Fara terlihat lelah, sementara senja mulai memerah. Sang leader menyarankan pendaki yang membawa tenda agar mempercepat langkah, sedangkan Fara masih didampingi oleh pendaki pria lainnya.
Jingga berganti pekat, tubuh terasa penat, tapi puncak tak juga mendekat. Kami terus merangkak, dengan sedikit asa tersisa. Headlamp telah menyala, suara penyemangat tak hentinya berucap.
Aku tiba terlebih dahulu dengan beberapa pendaki lainnya. Mencari lokasi mendirikan tenda dan menyiapkan kebutuhan lainnya. Lima pintu tenda telah terbuka, sebagiannya mulai memasak. Aku ke dalam tenda, mengusap debu mengganti wudhu. Membentangkan tapak membentuk sedekap.
Ketika tujuh kulit bersamaan menyentuh bumi, terdengar gaduh dari luar tenda. Mereka mengabarkan bahwa kondisi Fara memburuk. Pendaki pria segera beranjak, sementara aku meneruskan rakaat.
Fara tak sadarkan diri ketika sampai di dalam tenda. Kecemasan menyelimuti kesemua pendaki. Kang Ay dan Mas Sinyo berupaya agar tak terlihat gelisah. Mereka berusaha membuat suasana terkendali tanpa histeria yang hanya sia-sia. Aku bisa menatap wajah mereka meramu kalimat yang terucap adalah sebuah harap. Sementara dari dalam tenda, para pendaki wanita terus memanggil nama Fara agar tak tertidur dan tetap terjaga.

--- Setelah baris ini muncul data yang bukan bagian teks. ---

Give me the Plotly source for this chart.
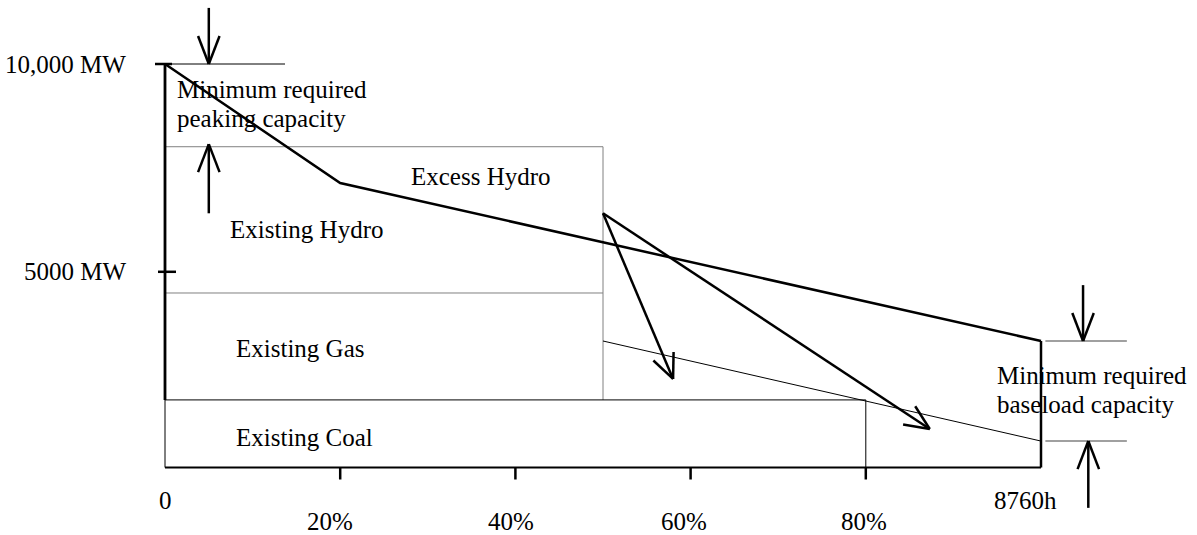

Ini kali pertama aku mendapati kondisi mencekam. Suara pendaki wanita tak hentinya memberikan bantuan. Suara mereka penuh doa dan kalimat laksana pejuang.
"Fara, bangun mba..."
"Fara, ayo bangun. Katanya mau buat masakan mba..."
"Mba Fara, jangan tidur...mba.."
Mba Indri, Erika, Yau dan Dian tak henti-hentinya menyemangati. Kang Ay dan Mas Sinyo terus memantau perkembangan. Sementara selainnya bersiap di luar tenda memenuhi apa yang dibutuhkan.